Il terzo aspetto che sconcerta è il semplicismo o la finta ingenuità con cui vengono proposte soluzioni alternative, come se fossero a portata di mano e facili da adottare se solo ve ne fosse la volontà. Da questo punto di vista, i “medaglioni” che offriremo nel 4° capitolo sui sistemi di governance e sui sistemi di reclutamento che si sono succeduti nel tempo negli altri paesi europei mostrano la grande variabilità e la straordinaria instabilità delle soluzioni adottate. Segno inequivocabile del fatto che si tratta di problemi molto complessi, per i quali non esiste una ricetta facile e sicura. Tutti i sistemi europei si sono evoluti verso una maggiore autonomia concessa alle università in cambio di maggiore disponibilità a essere valutate, verso una ricerca di accountability nei confronti della società, verso meccanismi che consentano maggiore efficienza, trasparenza ed equità. Ma non esiste una one best way che si possa semplicemente imitare, un sistema che di per sé garantisca risultati ottimali.

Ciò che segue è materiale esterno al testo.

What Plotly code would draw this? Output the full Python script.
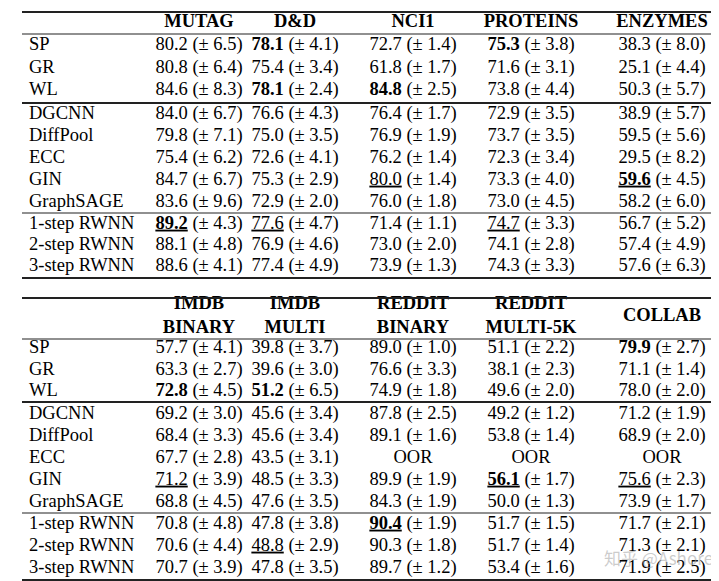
import plotly.graph_objects as go

methods = ["SP", "GR", "WL", "DGCNN", "DiffPool", "ECC", "GIN", "GraphSAGE",
           "1-step RWNN", "2-step RWNN", "3-step RWNN"]

datasets_1 = ["MUTAG", "D&D", "NCI1", "PROTEINS", "ENZYMES"]
mean_1 = [
    [80.2, 78.1, 72.7, 75.3, 38.3],
    [80.8, 75.4, 61.8, 71.6, 25.1],
    [84.6, 78.1, 84.8, 73.8, 50.3],
    [84.0, 76.6, 76.4, 72.9, 38.9],
    [79.8, 75.0, 76.9, 73.7, 59.5],
    [75.4, 72.6, 76.2, 72.3, 29.5],
    [84.7, 75.3, 80.0, 73.3, 59.6],
    [83.6, 72.9, 76.0, 73.0, 58.2],
    [89.2, 77.6, 71.4, 74.7, 56.7],
    [88.1, 76.9, 73.0, 74.1, 57.4],
    [88.6, 77.4, 73.9, 74.3, 57.6],
]
std_1 = [
    [6.5, 4.1, 1.4, 3.8, 8.0],
    [6.4, 3.4, 1.7, 3.1, 4.4],
    [8.3, 2.4, 2.5, 4.4, 5.7],
    [6.7, 4.3, 1.7, 3.5, 5.7],
    [7.1, 3.5, 1.9, 3.5, 5.6],
    [6.2, 4.1, 1.4, 3.4, 8.2],
    [6.7, 2.9, 1.4, 4.0, 4.5],
    [9.6, 2.0, 1.8, 4.5, 6.0],
    [4.3, 4.7, 1.1, 3.3, 5.2],
    [4.8, 4.6, 2.0, 2.8, 4.9],
    [4.1, 4.9, 1.3, 3.3, 6.3],
]
bold_1 = [(0, 1), (0, 3), (2, 1), (2, 2), (6, 4), (8, 0)]
under_1 = [(6, 2), (6, 4), (8, 0), (8, 1), (8, 3)]

datasets_2 = ["IMDB<br>BINARY", "IMDB<br>MULTI", "REDDIT<br>BINARY", "REDDIT<br>MULTI-5K", "COLLAB"]
mean_2 = [
    [57.7, 39.8, 89.0, 51.1, 79.9],
    [63.3, 39.6, 76.6, 38.1, 71.1],
    [72.8, 51.2, 74.9, 49.6, 78.0],
    [69.2, 45.6, 87.8, 49.2, 71.2],
    [68.4, 45.6, 89.1, 53.8, 68.9],
    [67.7, 43.5, None, None, None],
    [71.2, 48.5, 89.9, 56.1, 75.6],
    [68.8, 47.6, 84.3, 50.0, 73.9],
    [70.8, 47.8, 90.4, 51.7, 71.7],
    [70.6, 48.8, 90.3, 51.7, 71.3],
    [70.7, 47.8, 89.7, 53.4, 71.9],
]
std_2 = [
    [4.1, 3.7, 1.0, 2.2, 2.7],
    [2.7, 3.0, 3.3, 2.3, 1.4],
    [4.5, 6.5, 1.8, 2.0, 2.0],
    [3.0, 3.4, 2.5, 1.2, 1.9],
    [3.3, 3.4, 1.6, 1.4, 2.0],
    [2.8, 3.1, None, None, None],
    [3.9, 3.3, 1.9, 1.7, 2.3],
    [4.5, 3.5, 1.9, 1.3, 1.7],
    [4.8, 3.8, 1.9, 1.5, 2.1],
    [4.4, 2.9, 1.8, 1.4, 2.1],
    [3.9, 3.5, 1.2, 1.6, 2.5],
]
bold_2 = [(0, 4), (2, 0), (2, 1), (6, 3), (8, 2)]
under_2 = [(6, 0), (6, 3), (6, 4), (8, 2), (9, 1)]

FONT = "Liberation Serif"
FS = 18.5
col_x = [191, 287, 405, 523, 654]
label_x = 21
x_left, x_right = 14, 706

rows_1 = [37, 60, 82, 106, 128, 150, 172, 194, 216, 237, 258]
rows_2 = [340, 362, 383, 406, 428, 450, 472, 494, 516, 538, 560]


def cell(m, s, r, c, bold, under):
    if m is None:
        return "OOR"
    t = f"{m:.1f}"
    if (r, c) in bold:
        t = f"<b>{t}</b>"
    if (r, c) in under:
        t = f"<u>{t}</u>"
    return f"{t} (± {s:.1f})"


fig = go.Figure()


def add_table(datasets, means, stds, bold, under, rows, head_y):
    fig.add_trace(go.Scatter(
        x=[label_x] * len(methods), y=rows, mode="text", text=methods,
        textposition="middle right", textfont=dict(family=FONT, size=FS, color="black"),
        hoverinfo="skip", showlegend=False))
    xs, ys, ts = [], [], []
    for r, y in enumerate(rows):
        for c, x in enumerate(col_x):
            xs.append(x); ys.append(y)
            ts.append(cell(means[r][c], stds[r][c], r, c, bold, under))
    fig.add_trace(go.Scatter(
        x=xs, y=ys, mode="text", text=ts, textposition="middle center",
        textfont=dict(family=FONT, size=FS, color="black"),
        hoverinfo="skip", showlegend=False))
    fig.add_trace(go.Scatter(
        x=col_x, y=[head_y] * len(col_x), mode="text",
        text=[f"<b>{d}</b>" for d in datasets], textposition="middle center",
        textfont=dict(family=FONT, size=FS, color="black"),
        hoverinfo="skip", showlegend=False))


add_table(datasets_1, mean_1, std_1, bold_1, under_1, rows_1, 14)
add_table(datasets_2, mean_2, std_2, bold_2, under_2, rows_2, 308)

for y, w in [(4, 2), (26, 1.2), (95, 2.2), (205, 1.2), (270, 2.2),
             (290, 2.2), (331, 1.2), (394, 2.2), (505, 1.2), (572, 2.2)]:
    fig.add_shape(type="line", x0=x_left, x1=x_right, y0=y, y1=y,
                  line=dict(color="#222", width=w))

fig.add_annotation(x=650, y=549, text="知乎 @Ashore", showarrow=False,
                   font=dict(family="Noto Sans CJK SC", size=17, color="rgba(170,170,170,0.6)"))

fig.update_xaxes(range=[0, 719], visible=False)
fig.update_yaxes(range=[581, 0], visible=False)
fig.update_layout(width=719, height=581, margin=dict(l=0, r=0, t=0, b=0),
                  plot_bgcolor="white", paper_bgcolor="white")
fig.write_html("out.html")
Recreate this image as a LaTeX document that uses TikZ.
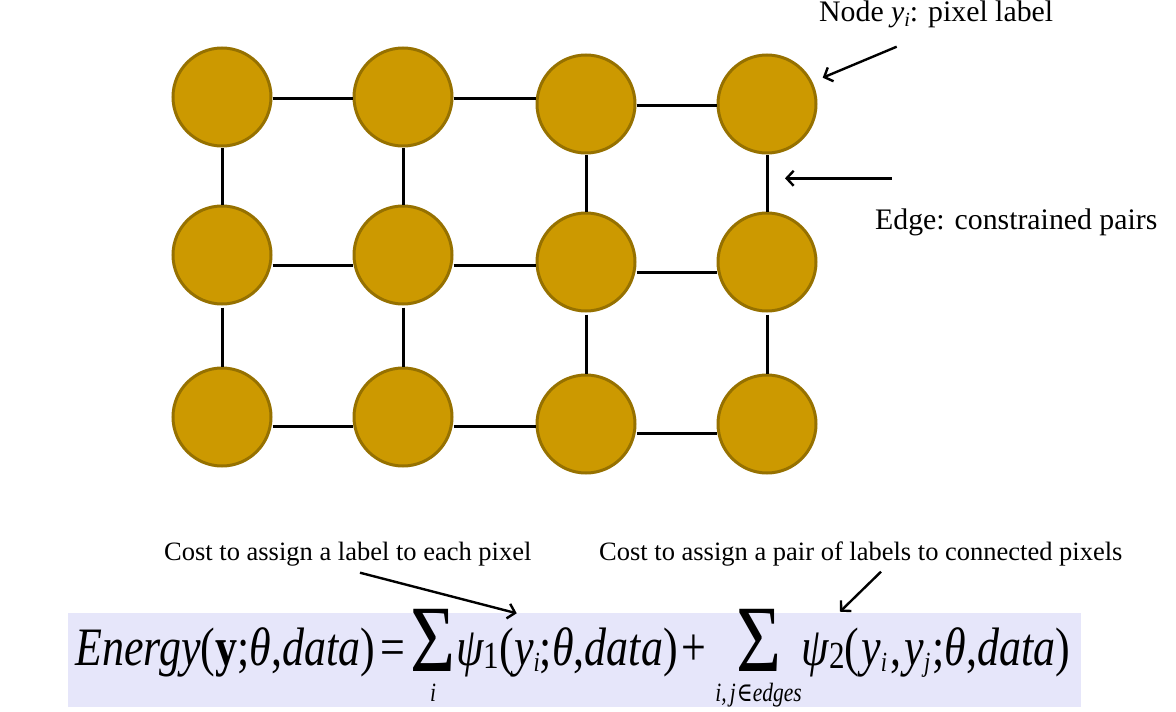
\documentclass[tikz,border=0pt]{standalone}
\usepackage{fontspec}
\setmainfont{Liberation Serif}
\newfontfamily\dejavuserif{DejaVu Serif}
\usepackage{graphicx}
\usetikzlibrary{arrows.meta}
\definecolor{gold}{RGB}{204,153,0}
\definecolor{golddark}{RGB}{150,113,0}
\definecolor{lav}{RGB}{230,230,250}
\newlength\sumwd
\newcommand\bigsig{\raisebox{-5pt}{\fontsize{72}{72}\selectfont\upshape Σ}}
\newcommand\limtxt[1]{{\fontsize{20}{20}\selectfont\itshape #1}}
\newcommand\SumLim[1]{\settowidth\sumwd{\limtxt{#1}}\ifdim\sumwd<44pt\setlength\sumwd{44pt}\fi\makebox[\sumwd]{\bigsig}\hspace{-\sumwd}\makebox[\sumwd]{\raisebox{-28pt}{\limtxt{#1}}}}
\newcommand\eqsub[1]{\raisebox{-5pt}{\fontsize{21}{21}\selectfont\itshape #1}}
\newcommand\eqsubn[1]{\raisebox{-3pt}{\fontsize{29}{29}\selectfont\upshape #1}}
\begin{document}
\begin{tikzpicture}[x=1pt,y=-1pt,
  pixel/.style={circle,fill=gold,draw=golddark,line width=3pt,minimum size=98pt,inner sep=0pt},
  link/.style={line width=3pt,black},
  callout/.style={line width=2.4pt,black,-{Straight Barb[length=7pt,width=15pt]}},
  lbl/.style={inner sep=0pt,anchor=base west,font=\fontsize{29.8}{32}\selectfont},
  costlbl/.style={inner sep=0pt,anchor=base west,font=\fontsize{26.5}{28}\selectfont}]
\useasboundingbox (0,0) rectangle (1176,712);
% background of the equation
\node[fill=lav,inner sep=0pt,minimum width=1013pt,minimum height=94.3pt,anchor=north west] (eqbox) at (67.5,612.7) {};
% grid of pixels
\node[pixel] (n11) at (222,97) {};
\node[pixel] (n12) at (403,97) {};
\node[pixel] (n13) at (586,104) {};
\node[pixel] (n14) at (767,104) {};
\node[pixel] (n21) at (222,255) {};
\node[pixel] (n22) at (403,255) {};
\node[pixel] (n23) at (586,262) {};
\node[pixel] (n24) at (767,262) {};
\node[pixel] (n31) at (222,417) {};
\node[pixel] (n32) at (403,417) {};
\node[pixel] (n33) at (586,424) {};
\node[pixel] (n34) at (767,424) {};
% horizontal edges
\draw[link] ([yshift=-1pt]n11.east) -- ([yshift=-1pt]n12.west);
\draw[link] ([yshift=-1pt]n12.east) -- ([yshift=6pt]n13.west);
\draw[link] ([yshift=-1pt]n13.east) -- ([yshift=-1pt]n14.west);
\draw[link] ([yshift=-10pt]n21.east) -- ([yshift=-10pt]n22.west);
\draw[link] ([yshift=-10pt]n22.east) -- ([yshift=-3pt]n23.west);
\draw[link] ([yshift=-10pt]n23.east) -- ([yshift=-10pt]n24.west);
\draw[link] ([yshift=-9pt]n31.east) -- ([yshift=-9pt]n32.west);
\draw[link] ([yshift=-9pt]n32.east) -- ([yshift=-2pt]n33.west);
\draw[link] ([yshift=-9pt]n33.east) -- ([yshift=-9pt]n34.west);
% vertical edges
\draw[link] (n11.south) -- (n21.north);
\draw[link] (n12.south) -- (n22.north);
\draw[link] (n13.south) -- (n23.north);
\draw[link] (n14.south) -- (n24.north);
\draw[link] ([yshift=-2pt]n21.south) -- (n31.north);
\draw[link] ([yshift=-2pt]n22.south) -- (n32.north);
\draw[link] ([yshift=-2pt]n23.south) -- (n33.north);
\draw[link] ([yshift=-2pt]n24.south) -- (n34.north);
% labels
\node[lbl] (lnode) at (819,21.7) {Node {\itshape y}\raisebox{-5pt}{\fontsize{20}{20}\selectfont\itshape i}: pixel label};
\node[lbl] (ledge) at (875,229.3) {Edge: constrained pairs};
\node[costlbl] (lcost1) at (164,560) {Cost to assign a label to each pixel};
\node[costlbl] (lcost2) at (599,560) {Cost to assign a pair of labels to connected pixels};
% callout arrows
\coordinate (nodeTail) at (896.7,46.7);
\coordinate (nodeHead) at (822.7,77.7);
\coordinate (edgeTail) at (891.7,178.3);
\coordinate (edgeHead) at (785,178.3);
\coordinate (c1Tail) at (360,572.7);
\coordinate (c1Head) at (516.7,613.3);
\coordinate (c2Tail) at (881,571.7);
\coordinate (c2Head) at (840,611.7);
\draw[callout] (nodeTail) -- (nodeHead);
\draw[callout] (edgeTail) -- (edgeHead);
\draw[callout] (c1Tail) -- (c1Head);
\draw[callout] (c2Tail) -- (c2Head);
% equation
\node[inner sep=0pt,anchor=base west] (eq) at (75,665) {\resizebox{995pt}{!}{\scalebox{1}[1.23]{\fontsize{41}{41}\selectfont
{\itshape Energy}(\textbf{y};{\itshape θ},{\itshape data})\hspace{5pt}=\hspace{4pt}\SumLim{i}{\itshape ψ}\eqsubn{1}({\itshape y}\eqsub{i};{\itshape θ},{\itshape data})\hspace{4pt}+\hspace{8pt}\SumLim{i,\hspace{3pt}j\hspace{1pt}{\dejavuserif\upshape ∈}edges}{\itshape ψ}\eqsubn{2}(\hspace{2pt}{\itshape y}\eqsub{i}\hspace{3pt},\hspace{3pt}{\itshape y}\eqsub{j}\hspace{2pt};{\itshape θ},{\itshape data})}}};
\end{tikzpicture}
\end{document}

E’ in particolare l’ingenua fiducia nel mercato e nella sua capacità di produrre automaticamente soluzioni ottimali se lo si lasciasse libero di operare – proprio in una fase storica in cui le
market failures sono al centro dell’attenzione in tutto il mondo.. – quella che lascia più perplessi in molte delle “ricette” che circolano nel discorso pubblico. Fiducia totale nei meccanismi di mercato, che frequentemente si accompagna a una derisione degli appelli a una maggiore etica professionale. Eppure, persino nel “mercato” dei professori più aperto del mondo, quello delle università d’élite americane, l’elemento cruciale non è il mercato stesso, ma l’importanza della reputazione nella comunità scientifica.